In mid-November the ANSWER Coalition helped celebrate the 60th anniversary of the founding of Korea University in Tokyo, Japan. In addition to the celebration, however, the trip was part of a campaign to intensify global solidarity with the struggle of Koreans in Japan.
Korea University is part of Chongryon, an association of Korean residents living in Japan, which hosts a network of 130 schools and cultural institutions. Chongryon is an important organization that fights for the rights of ethnic Koreans in Japan to live free from discrimination, bigoted violence, and systemic oppression. The Japanese government is extremely hostile to the schools and Japanese nationalist groups have even attacked schools and their students.
Japanese colonialism and resistance
Japan colonized Korea between 1910-1945 through vicious military rule. More than physical violence, Japan also conducted cultural and psychological violence by depriving Koreans of their land, culture, language and even names. Japan forced millions of Koreans into slavery on the peninsula, in Japan and other occupied territories. This includes the “comfort women,” women and girls who were abducted and made into sexual slaves for military personnel.
When Japan was liberated in August 1945, there were over 2 million Korean residents living in Japan, 600,000 of whom stayed in the country for various and complex reasons. The main reason, however, was that the U.S. had arbitrarily divided the peninsula and set up a dictatorship in the South.
In 1952 the Japanese government—which was not dismantled but actually rehabilitated by the U.S. government following its brutal role in World War II—removed Japanese citizenship from all Koreans, depriving them of suffrage and opportunities for employment and full participation in society.
If Koreans are willing to give up their Korean citizenship, however, they can obtain Japanese citizenship. There are currently around 400,000 people who have citizenship either with the Democratic People’s Republic of Korea (North Korea) or the Republic of Korea (South Korea).
After liberation, Koreans first set up language classes to reclaim their historic linguistic traditions, and soon after, with crucial funding from the new government in North Korea, these blossomed into full-scale schools.
The repression of ethnic Koreans in Japan
The Japanese government has maintained a consistent policy of antagonism toward these schools—and their students—and has refused to classify them as “schools,” a legal move that deprives them of much-needed funding. In 2010 the government introduced a high-school tuition waiver program that applies to all schools, including foreign and international schools for U.S. citizens, except Korean schools. Additionally, nationalist elements in Japan have targeted Korean schools, going so far as threatening students and vandalizing schools.
This is part of a broader effort to revive Japanese aggression in Asia and to strengthen the U.S.-Japanese alliance. The extremely right-wing government of Shinzo Abe, for example, has been trying to alter—through re-writing or re-interpreting—Article 9 of the country’s constitution, which “renounce[s] war.”
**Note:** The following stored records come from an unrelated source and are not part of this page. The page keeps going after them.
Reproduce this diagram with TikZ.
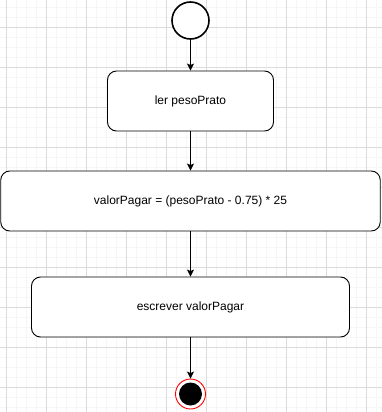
\documentclass[tikz,border=0pt]{standalone}
\usepackage{fontspec}
\setmainfont{Liberation Sans}
\usetikzlibrary{arrows.meta}
\definecolor{gridminor}{RGB}{246,246,246}
\definecolor{gridmajor}{RGB}{220,220,220}
\tikzset{
    flowstart/.style={circle, draw=black, line width=1.6pt, fill=white, minimum size=37pt, inner sep=0pt},
    flowstep/.style={rectangle, rounded corners=9pt, draw=black, line width=0.9pt, fill=white, minimum height=60pt, inner sep=0pt, font=\fontsize{12}{14}\selectfont},
    flowend/.style={circle, draw=red, line width=0.9pt, fill=white, minimum size=30pt, inner sep=0pt,
        path picture={\fill[black] (path picture bounding box.center) circle (11.5pt);}},
    flowarrow/.style={-{Stealth[length=7pt,width=7pt,inset=1.5pt]}, line width=0.9pt}
}

\begin{document}
\begin{tikzpicture}[x=1pt, y=-1pt]
    \useasboundingbox (0,0) rectangle (382,412);
    % background grid
    \foreach \gx in {6,16,...,376} \draw[gridminor, line width=0.7pt] (\gx,0) -- (\gx,412);
    \foreach \gy in {7,17,...,407} \draw[gridminor, line width=0.7pt] (0,\gy) -- (382,\gy);
    \foreach \gx in {6,46,...,366} \draw[gridmajor, line width=0.7pt] (\gx,0) -- (\gx,412);
    \foreach \gy in {27,67,...,387} \draw[gridmajor, line width=0.7pt] (0,\gy) -- (382,\gy);

    \node[flowstart] (inicio) at (190.5,20.5) {};
    \node[flowstep, minimum width=166pt] (ler) at (190.5,101) {ler pesoPrato};
    \node[flowstep, minimum width=379.5pt] (calc) at (190.5,201) {valorPagar = (pesoPrato - 0.75) * 25};
    \node[flowstep, minimum width=318pt] (escrever) at (190.5,307) {escrever valorPagar};
    \node[flowend] (fim) at (190.5,394) {};

    % transitions
    \draw[flowarrow] (inicio) -- (ler);
    \draw[flowarrow] (ler) -- (calc);
    \draw[flowarrow] (calc) -- (escrever);
    \draw[flowarrow] (escrever) -- (fim);
\end{tikzpicture}
\end{document}
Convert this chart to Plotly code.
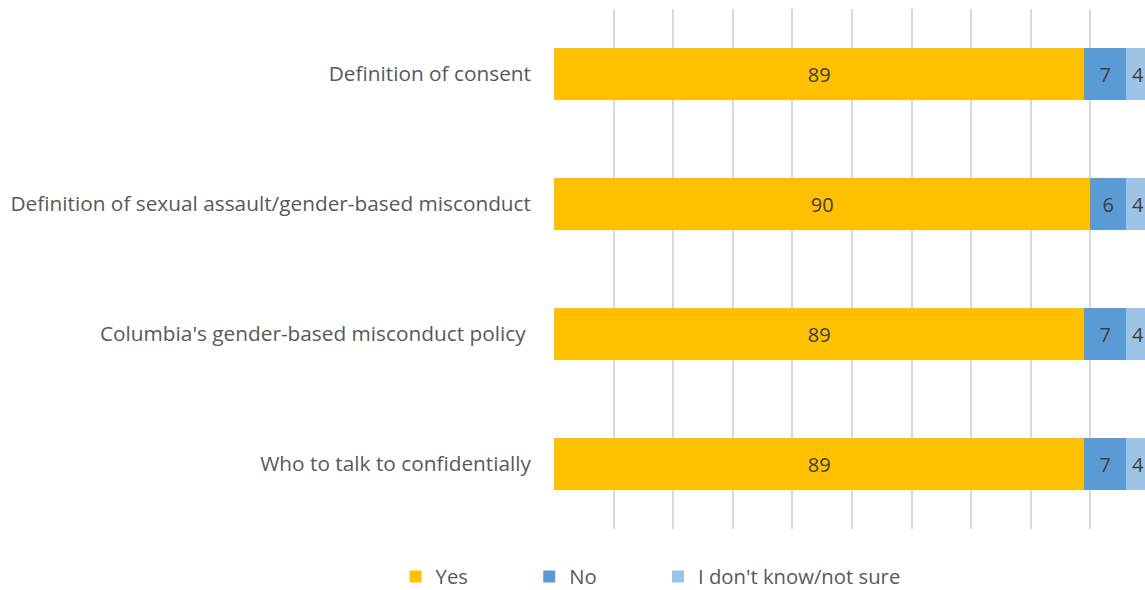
import plotly.graph_objects as go

categories = [
    "Definition of consent",
    "Definition of sexual assault/gender-based misconduct",
    "Columbia's gender-based misconduct policy ",
    "Who to talk to confidentially",
]
yes_vals = [89, 90, 89, 89]
no_vals = [7, 6, 7, 7]
dk_vals = [4, 4, 4, 4]
series_names = ["Yes", "No", "I don't know/not sure"]
colors = ["#FFC000", "#5B9BD5", "#9DC3E6"]
legend_ids = ["legend", "legend2", "legend3"]
legend_x = [-0.2658, -0.0416, 0.1745]

fig = go.Figure()
for name, vals, col, lid in zip(series_names, [yes_vals, no_vals, dk_vals], colors, legend_ids):
    fig.add_trace(go.Bar(
        y=categories, x=vals, name=name, orientation="h",
        marker=dict(color=col, line=dict(width=0)),
        text=[str(v) for v in vals], textposition="inside",
        insidetextanchor="middle",
        textfont=dict(family="Open Sans", size=20, color="#404040"),
        constraintext="none",
        cliponaxis=False,
        hoverinfo="skip",
        legend=lid,
    ))

layout_legends = {}
for lid, lx in zip(legend_ids, legend_x):
    layout_legends[lid] = dict(
        orientation="h", x=lx, xanchor="left", y=-0.092, yanchor="middle",
        font=dict(family="Open Sans", size=20.3, color="#595959"),
        itemwidth=30, bgcolor="rgba(0,0,0,0)",
    )

fig.update_layout(
    barmode="stack",
    bargap=0.6,
    width=1150, height=590,
    margin=dict(l=554, r=0, t=9, b=61, autoexpand=False),
    plot_bgcolor="white", paper_bgcolor="white",
    font=dict(family="Open Sans", size=20, color="#595959"),
    showlegend=True,
    **layout_legends,
)
fig.update_xaxes(
    range=[0, 100], dtick=10, showgrid=True, gridcolor="#d9d9d9", gridwidth=1.5,
    showticklabels=False, zeroline=False, showline=False, fixedrange=True,
)
fig.update_yaxes(
    autorange="reversed", showgrid=False, ticks="", ticklabelstandoff=22,
    showline=False, tickfont=dict(family="Open Sans", size=20.8, color="#595959"),
)
fig.write_html(
    "out.html",
    config={"displayModeBar": False},
    post_script="document.body.style.margin='0';document.body.style.overflow='hidden';",
)
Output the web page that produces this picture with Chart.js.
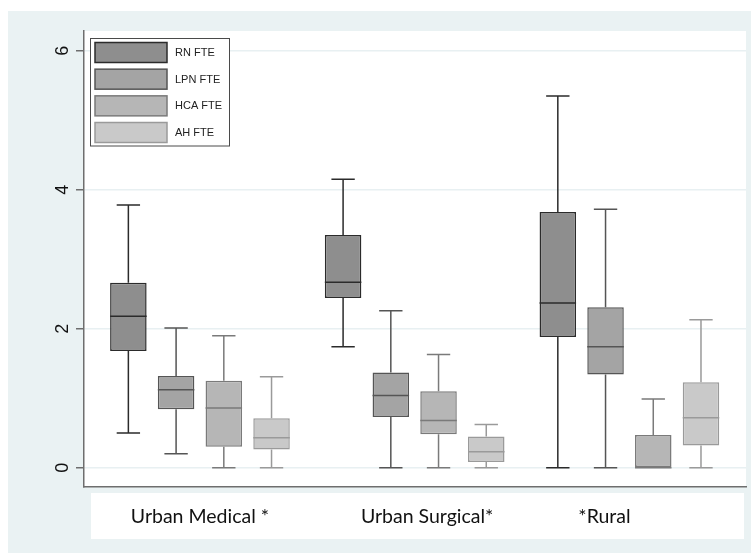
<!DOCTYPE html>
<html><head><meta charset="utf-8">
<script src="https://cdn.jsdelivr.net/npm/chart.js@4/dist/chart.umd.min.js"></script>
<style>html,body{margin:0;padding:0;background:#fff}canvas{display:block}</style>
</head><body>
<canvas id="c" width="751" height="554"></canvas>
<script>
// Categories (labels padded as they appear centred in the original)
const groups = ['Urban Medical *', '     Urban Surgical*', '*Rural          '];
const seriesNames = ['RN FTE', 'LPN FTE', 'HCA FTE', 'AH FTE'];
// five-number summaries per group: [min, q1, median, q3, max]
const rnFte  = [[0.50, 1.68, 2.18, 2.66, 3.78], [1.74, 2.44, 2.67, 3.35, 4.15], [0.00, 1.88, 2.37, 3.68, 5.35]];
const lpnFte = [[0.20, 0.84, 1.12, 1.32, 2.01], [0.00, 0.73, 1.04, 1.37, 2.26], [0.00, 1.34, 1.74, 2.31, 3.72]];
const hcaFte = [[0.00, 0.30, 0.86, 1.25, 1.90], [0.00, 0.48, 0.68, 1.10, 1.63], [0.00, 0.00, 0.00, 0.47, 0.99]];
const ahFte  = [[0.00, 0.26, 0.43, 0.71, 1.31], [0.00, 0.08, 0.23, 0.45, 0.62], [0.00, 0.32, 0.72, 1.23, 2.13]];
const yTicks = [0, 2, 4, 6];

const fills   = ['#8e8e8e', '#a4a4a4', '#b6b6b6', '#c9c9c9'];
const borders = ['#2b2b2b', '#555555', '#7a7a7a', '#9a9a9a'];
const allStats = [rnFte, lpnFte, hcaFte, ahFte];

const datasets = allStats.map((stats, si) => ({
  label: seriesNames[si],
  stats: stats,
  data: stats.map((s, gi) => ({ x: gi, y: [s[1], s[3]] })),
  backgroundColor: fills[si],
  borderColor: borders[si],
  borderWidth: 1.5,
  borderSkipped: false,
  categoryPercentage: 0.889,
  barPercentage: 0.765
}));

const boxPlugin = {
  id: 'boxes',
  beforeDraw(chart) {
    const { ctx, chartArea: a } = chart;
    ctx.save();
    ctx.fillStyle = '#ffffff';
    ctx.fillRect(0, 0, chart.width, chart.height);
    ctx.fillStyle = '#eaf2f3';
    ctx.fillRect(8, 11, chart.width - 8, 542);
    ctx.fillStyle = '#ffffff';
    ctx.fillRect(a.left, a.top, a.right - a.left, a.bottom - a.top);
    ctx.fillRect(91, a.bottom + 6, 653, 46);
    ctx.restore();
  },
  afterDatasetsDraw(chart) {
    const y = chart.scales.y;
    const ctx = chart.ctx;
    const px = v => y.getPixelForValue(v);
    chart.data.datasets.forEach((ds, di) => {
      const meta = chart.getDatasetMeta(di);
      meta.data.forEach((bar, gi) => {
        const s = ds.stats[gi];
        const half = bar.width / 2, cap = bar.width * 0.32;
        ctx.save();
        ctx.strokeStyle = ds.borderColor;
        ctx.lineWidth = ds.borderWidth;
        ctx.beginPath();
        ctx.moveTo(bar.x, px(s[3])); ctx.lineTo(bar.x, px(s[4]));
        ctx.moveTo(bar.x, px(s[1])); ctx.lineTo(bar.x, px(s[0]));
        ctx.moveTo(bar.x - cap, px(s[4])); ctx.lineTo(bar.x + cap, px(s[4]));
        ctx.moveTo(bar.x - cap, px(s[0])); ctx.lineTo(bar.x + cap, px(s[0]));
        ctx.moveTo(bar.x - half, px(s[2])); ctx.lineTo(bar.x + half, px(s[2]));
        ctx.stroke();
        ctx.restore();
      });
    });
  },
  afterDraw(chart) {
    const ctx = chart.ctx;
    ctx.save();
    ctx.fillStyle = '#ffffff';
    ctx.fillRect(90.5, 38.5, 139, 107.5);
    ctx.strokeStyle = '#4a4a4a';
    ctx.lineWidth = 1;
    ctx.strokeRect(90.5, 38.5, 139, 107.5);
    chart.data.datasets.forEach((ds, i) => {
      const sy = 42.5 + i * 26.67;
      ctx.fillStyle = ds.backgroundColor;
      ctx.fillRect(95, sy, 72, 20);
      ctx.strokeStyle = ds.borderColor;
      ctx.lineWidth = 1.5;
      ctx.strokeRect(95, sy, 72, 20);
      ctx.fillStyle = '#222';
      ctx.font = "11px 'Liberation Sans', Arial, sans-serif";
      ctx.textBaseline = 'middle';
      ctx.textAlign = 'left';
      ctx.fillText(ds.label, 175, sy + 10.5);
    });
    ctx.restore();
  }
};

new Chart(document.getElementById('c'), {
  type: 'bar',
  data: { datasets },
  plugins: [boxPlugin],
  options: {
    responsive: false,
    devicePixelRatio: 1,
    animation: false,
    layout: { padding: { top: 31, right: 5, left: 0, bottom: 0 } },
    plugins: { legend: { display: false }, tooltip: { enabled: false } },
    scales: {
      x: {
        type: 'linear',
        offset: false,
        min: -0.54,
        max: 2.543,
        afterBuildTicks: s => { s.ticks = groups.map((g, i) => ({ value: i })); },
        afterFit: s => { s.height = 67; },
        grid: { display: false },
        border: { display: true, color: '#6e6e6e', width: 1.5 },
        ticks: {
          autoSkip: false, maxRotation: 0, minRotation: 0, padding: 10,
          color: '#111',
          font: { family: 'Lato', size: 19.5 },
          callback: (v, i) => groups[i]
        }
      },
      y: {
        min: -0.278,
        max: 6.284,
        afterBuildTicks: s => { s.ticks = yTicks.map(v => ({ value: v })); },
        afterFit: s => { s.width = 84; },
        grid: { color: '#e8f0f2', lineWidth: 1.5, tickColor: '#6e6e6e', tickLength: 8, drawTicks: true },
        border: { display: true, color: '#6e6e6e', width: 1.5 },
        ticks: {
          minRotation: 90, maxRotation: 90, crossAlign: 'center', padding: 8,
          color: '#111',
          font: { family: "'Liberation Sans', Arial, sans-serif", size: 18 },
          callback: v => String(v)
        }
      }
    }
  }
});
</script>
</body></html>
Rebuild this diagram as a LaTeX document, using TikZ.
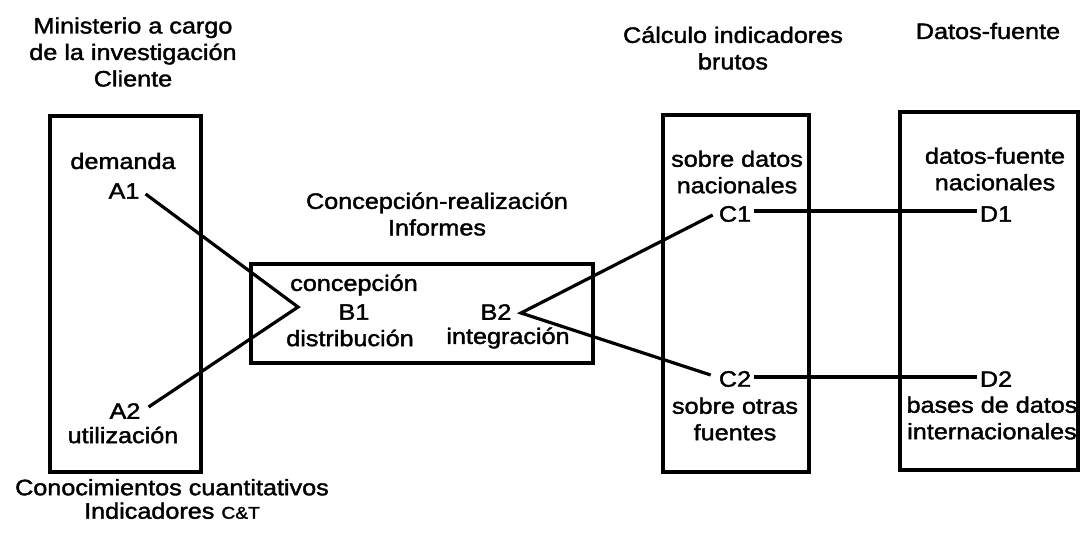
\documentclass[tikz,border=0pt]{standalone}
\usepackage{fontspec}
\usepackage{graphicx}
\setmainfont{Liberation Sans}[FakeBold=1.6]
\usetikzlibrary{calc}
\newcommand\hs[1]{\scalebox{1.13}[1]{#1}}
\tikzset{
  txt/.style={font=\fontsize{22.3}{26.5}\selectfont, align=center, inner sep=0pt},
  idlab/.style={font=\fontsize{22.3}{26.5}\selectfont, inner sep=3pt},
  frame/.style={draw, line width=3.2pt},
  conn/.style={line width=3.2pt}
}
\begin{document}
\begin{tikzpicture}[x=1pt,y=-1pt]
\useasboundingbox[fill=white] (0,0) rectangle (1082,552);

% boxes
\draw[frame] (50,116) rectangle (201,472);
\draw[frame] (251,264) rectangle (593,363);
\draw[frame] (663,115) rectangle (809,472);
\draw[frame] (900,112) rectangle (1078,470);

% titles
\node[txt] (tA) at (133,52) {\hs{Ministerio a cargo}\\\hs{de la investigación}\\\hs{Cliente}};
\node[txt] (tB) at (437,214) {\hs{Concepción-realización}\\\hs{Informes}};
\node[txt] (tC) at (733,48) {\hs{Cálculo indicadores}\\\hs{brutos}};
\node[txt] (tD) at (988,31) {\hs{Datos-fuente}};
\node[txt] (tE) at (172,499) {\hs{Conocimientos cuantitativos}\\[-3pt]\hs{Indicadores {\fontsize{17}{17}\selectfont C\&T}}};

% A column
\node[txt] (dem) at (123,161) {\hs{demanda}};
\node[idlab] (A1) at (124,191) {\hs{A1}};
\node[idlab] (A2) at (125,411) {\hs{A2}};
\node[txt] (uti) at (123,435) {\hs{utilización}};

% B box
\node[txt] (conc) at (354,285) {\hs{concepción}};
\node[idlab] (B1) at (354,312) {\hs{B1}};
\node[txt] (dist) at (350,338) {\hs{distribución}};
\node[idlab] (B2) at (496,312) {\hs{B2}};
\node[txt] (integ) at (508,338) {\hs{integración}};
\coordinate (tipA) at (298,307);
\coordinate (tipC) at (521,313);

% C column
\node[txt] (cN) at (737,172) {\hs{sobre datos}\\\hs{nacionales}};
\node[idlab] (C1) at (735,214) {\hs{C1}};
\node[idlab] (C2) at (735,379) {\hs{C2}};
\node[txt] (cO) at (735,419) {\hs{sobre otras}\\\hs{fuentes}};

% D column
\node[txt] (dN) at (995,169) {\hs{datos-fuente}\\\hs{nacionales}};
\node[idlab] (D1) at (996,214) {\hs{D1}};
\node[idlab] (D2) at (996,379) {\hs{D2}};
\node[txt] (dI) at (992,418) {\hs{bases de datos}\\\hs{internacionales}};

% connectors
\draw[conn] ($(A1.east)+(3,3)$) -- (tipA) -- ($(A2.east)+(5,-4)$);
\draw[conn] ($(C1.west)+(-3,1)$) -- (tipC) -- ($(C2.west)+(-5,-4)$);
\draw[conn] ([yshift=3pt]C1.east) -- ([yshift=3pt]D1.west);
\draw[conn] ([yshift=2pt]C2.east) -- ([yshift=2pt]D2.west);
\end{tikzpicture}
\end{document}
Delegation builds international solidarity for the Korean struggle
The delegation, which consisted of international solidarity activists, scholars and overseas Koreans from the United States, China and Russia, spent six days in Tokyo. They met with a range of students, teachers, administrators, and supporters of Chongryon.
The focal point of the delegation was a daylong international symposium commemorating the 60th anniversary of the founding of Korea University, which is the only institution of higher education in Chongryon. The symposium featured numerous scholars of Korea and the Korean diaspora, as well as educators and activists.
Our delegate, Derek Ford, delivered a speech that highlighted the crucial role of Korean education in resisting colonialism and imperialism. This domination, after all, is based not just on the exploitation of land and resources, but also on the denial of peoples’ rights to their language, culture, history and traditions.
Those of us in the United States have a particularly important role to play in this struggle, for it is the U.S. government that maintains the division of Korea through military force. Fighting U.S. imperialism is not only a matter of political principal; it is a very personal matter, affecting the lives of millions of Koreans on the Korean peninsula, in Japan and in numerous countries across the globe.